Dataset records
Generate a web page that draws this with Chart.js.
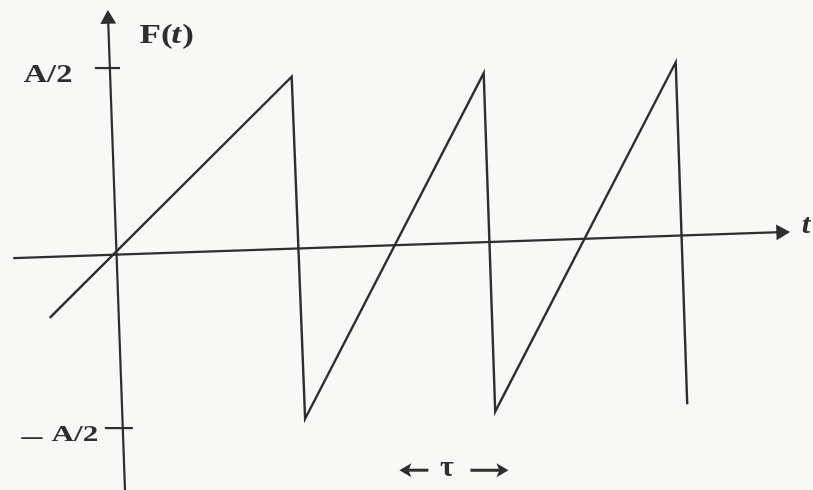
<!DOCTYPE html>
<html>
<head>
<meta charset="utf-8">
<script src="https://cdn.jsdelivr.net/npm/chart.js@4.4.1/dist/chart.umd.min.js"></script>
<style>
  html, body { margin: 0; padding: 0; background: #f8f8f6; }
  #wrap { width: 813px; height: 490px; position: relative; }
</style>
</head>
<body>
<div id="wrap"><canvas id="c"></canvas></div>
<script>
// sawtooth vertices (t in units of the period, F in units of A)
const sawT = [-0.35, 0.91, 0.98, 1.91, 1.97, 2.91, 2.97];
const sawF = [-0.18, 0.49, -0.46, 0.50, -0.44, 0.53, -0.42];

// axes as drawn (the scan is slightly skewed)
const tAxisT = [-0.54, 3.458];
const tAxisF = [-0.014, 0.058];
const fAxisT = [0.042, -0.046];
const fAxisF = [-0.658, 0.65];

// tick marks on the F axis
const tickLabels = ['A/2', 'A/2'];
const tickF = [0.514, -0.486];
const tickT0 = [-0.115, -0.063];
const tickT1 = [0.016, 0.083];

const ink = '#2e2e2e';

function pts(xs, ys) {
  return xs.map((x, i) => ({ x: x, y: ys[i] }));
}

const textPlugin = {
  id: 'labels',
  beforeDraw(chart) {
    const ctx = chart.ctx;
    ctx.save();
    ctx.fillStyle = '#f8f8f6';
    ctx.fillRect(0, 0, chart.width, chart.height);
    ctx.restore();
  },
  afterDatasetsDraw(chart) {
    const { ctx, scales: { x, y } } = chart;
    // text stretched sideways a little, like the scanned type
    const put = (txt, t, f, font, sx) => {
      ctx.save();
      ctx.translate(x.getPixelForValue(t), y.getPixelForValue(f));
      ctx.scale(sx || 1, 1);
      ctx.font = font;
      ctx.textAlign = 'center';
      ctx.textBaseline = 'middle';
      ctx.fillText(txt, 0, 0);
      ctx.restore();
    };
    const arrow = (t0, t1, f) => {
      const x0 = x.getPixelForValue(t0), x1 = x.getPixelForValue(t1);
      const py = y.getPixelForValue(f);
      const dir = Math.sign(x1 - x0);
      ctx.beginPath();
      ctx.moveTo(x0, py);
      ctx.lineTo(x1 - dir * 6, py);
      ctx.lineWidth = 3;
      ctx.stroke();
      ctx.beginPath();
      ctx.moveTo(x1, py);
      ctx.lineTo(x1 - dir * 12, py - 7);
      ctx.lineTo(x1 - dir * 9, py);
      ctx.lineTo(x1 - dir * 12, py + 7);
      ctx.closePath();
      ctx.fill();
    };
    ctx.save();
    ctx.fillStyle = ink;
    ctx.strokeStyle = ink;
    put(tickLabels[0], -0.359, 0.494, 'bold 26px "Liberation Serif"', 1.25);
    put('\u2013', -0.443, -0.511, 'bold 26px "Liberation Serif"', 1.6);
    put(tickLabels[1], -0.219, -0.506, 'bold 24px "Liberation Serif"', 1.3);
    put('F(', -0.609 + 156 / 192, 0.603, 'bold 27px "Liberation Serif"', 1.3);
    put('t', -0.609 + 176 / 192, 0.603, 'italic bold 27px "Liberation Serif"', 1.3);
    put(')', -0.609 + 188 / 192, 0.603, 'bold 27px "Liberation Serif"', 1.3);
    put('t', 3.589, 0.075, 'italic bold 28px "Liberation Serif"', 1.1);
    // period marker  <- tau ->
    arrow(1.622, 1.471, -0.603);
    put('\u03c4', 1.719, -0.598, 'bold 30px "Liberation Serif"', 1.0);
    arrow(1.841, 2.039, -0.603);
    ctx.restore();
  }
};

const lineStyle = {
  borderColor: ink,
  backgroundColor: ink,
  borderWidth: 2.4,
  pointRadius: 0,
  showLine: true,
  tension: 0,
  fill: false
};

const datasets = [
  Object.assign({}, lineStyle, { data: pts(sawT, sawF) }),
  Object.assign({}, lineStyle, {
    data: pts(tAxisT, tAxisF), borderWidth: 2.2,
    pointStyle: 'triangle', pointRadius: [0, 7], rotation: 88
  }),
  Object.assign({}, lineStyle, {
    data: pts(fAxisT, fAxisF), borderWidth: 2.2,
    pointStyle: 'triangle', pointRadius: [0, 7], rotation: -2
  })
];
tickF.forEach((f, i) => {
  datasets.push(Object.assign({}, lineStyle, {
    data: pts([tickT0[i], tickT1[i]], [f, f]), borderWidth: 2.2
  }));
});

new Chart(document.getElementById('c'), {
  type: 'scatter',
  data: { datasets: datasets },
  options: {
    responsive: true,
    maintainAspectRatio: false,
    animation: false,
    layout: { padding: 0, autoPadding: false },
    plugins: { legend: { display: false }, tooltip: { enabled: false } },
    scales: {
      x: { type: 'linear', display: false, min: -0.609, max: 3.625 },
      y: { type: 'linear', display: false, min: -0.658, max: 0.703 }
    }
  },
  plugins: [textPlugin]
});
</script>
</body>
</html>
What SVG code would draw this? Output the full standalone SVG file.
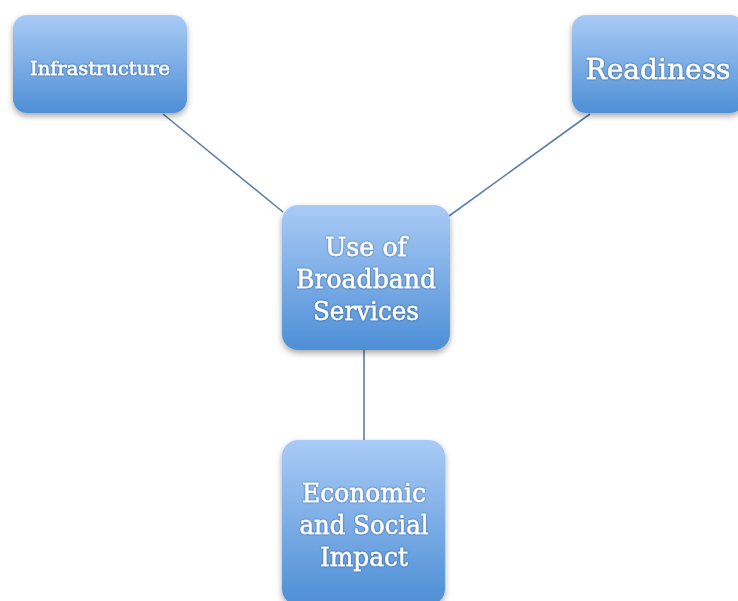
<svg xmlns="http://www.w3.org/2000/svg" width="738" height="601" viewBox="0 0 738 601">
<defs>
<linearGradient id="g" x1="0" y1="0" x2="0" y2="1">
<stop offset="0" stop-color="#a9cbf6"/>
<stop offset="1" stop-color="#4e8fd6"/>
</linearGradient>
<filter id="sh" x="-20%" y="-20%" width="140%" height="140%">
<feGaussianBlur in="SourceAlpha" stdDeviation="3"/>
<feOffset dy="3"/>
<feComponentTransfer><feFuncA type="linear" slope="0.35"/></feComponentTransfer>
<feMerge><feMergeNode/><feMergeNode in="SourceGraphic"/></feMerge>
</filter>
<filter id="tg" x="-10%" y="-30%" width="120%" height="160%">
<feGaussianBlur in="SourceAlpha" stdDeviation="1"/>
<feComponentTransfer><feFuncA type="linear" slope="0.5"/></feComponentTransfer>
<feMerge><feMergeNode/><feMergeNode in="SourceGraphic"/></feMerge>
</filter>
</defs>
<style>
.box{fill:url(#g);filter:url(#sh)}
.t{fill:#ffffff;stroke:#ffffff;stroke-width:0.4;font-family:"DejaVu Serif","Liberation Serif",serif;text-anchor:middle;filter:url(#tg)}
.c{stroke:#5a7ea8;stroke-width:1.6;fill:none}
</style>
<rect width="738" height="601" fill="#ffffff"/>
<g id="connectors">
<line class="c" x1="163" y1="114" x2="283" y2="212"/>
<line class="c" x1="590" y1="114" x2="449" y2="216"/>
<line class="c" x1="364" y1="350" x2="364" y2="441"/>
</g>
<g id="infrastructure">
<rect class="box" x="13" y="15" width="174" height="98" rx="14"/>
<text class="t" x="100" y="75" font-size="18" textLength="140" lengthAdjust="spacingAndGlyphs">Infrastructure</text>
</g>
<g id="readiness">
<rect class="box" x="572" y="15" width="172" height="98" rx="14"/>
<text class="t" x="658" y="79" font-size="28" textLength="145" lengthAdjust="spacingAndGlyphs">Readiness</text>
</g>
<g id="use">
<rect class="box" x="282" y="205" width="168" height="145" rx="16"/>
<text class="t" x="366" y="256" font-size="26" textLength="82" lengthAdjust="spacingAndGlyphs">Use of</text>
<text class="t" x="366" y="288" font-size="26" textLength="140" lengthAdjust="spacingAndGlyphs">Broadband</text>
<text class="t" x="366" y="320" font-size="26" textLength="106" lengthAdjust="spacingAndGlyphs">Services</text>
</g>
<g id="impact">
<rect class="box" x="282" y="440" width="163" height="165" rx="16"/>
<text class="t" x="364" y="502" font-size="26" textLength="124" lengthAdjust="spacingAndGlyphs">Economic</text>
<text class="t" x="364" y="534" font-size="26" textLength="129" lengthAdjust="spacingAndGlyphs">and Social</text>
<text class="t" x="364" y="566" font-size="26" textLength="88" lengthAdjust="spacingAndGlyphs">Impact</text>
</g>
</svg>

DIRECTIVE »
Everything from the first line of the entries through the line that contains "const ink = '#2e2e2e';" is to be reproduced exactly, except the pictures.

RESPONSE »
Generate a web page that draws this with Chart.js.
<!DOCTYPE html>
<html>
<head>
<meta charset="utf-8">
<script src="https://cdn.jsdelivr.net/npm/chart.js@4.4.1/dist/chart.umd.min.js"></script>
<style>
  html, body { margin: 0; padding: 0; background: #f8f8f6; }
  #wrap { width: 813px; height: 490px; position: relative; }
</style>
</head>
<body>
<div id="wrap"><canvas id="c"></canvas></div>
<script>
// sawtooth vertices (t in units of the period, F in units of A)
const sawT = [-0.35, 0.91, 0.98, 1.91, 1.97, 2.91, 2.97];
const sawF = [-0.18, 0.49, -0.46, 0.50, -0.44, 0.53, -0.42];

// axes as drawn (the scan is slightly skewed)
const tAxisT = [-0.54, 3.458];
const tAxisF = [-0.014, 0.058];
const fAxisT = [0.042, -0.046];
const fAxisF = [-0.658, 0.65];

// tick marks on the F axis
const tickLabels = ['A/2', 'A/2'];
const tickF = [0.514, -0.486];
const tickT0 = [-0.115, -0.063];
const tickT1 = [0.016, 0.083];

const ink = '#2e2e2e';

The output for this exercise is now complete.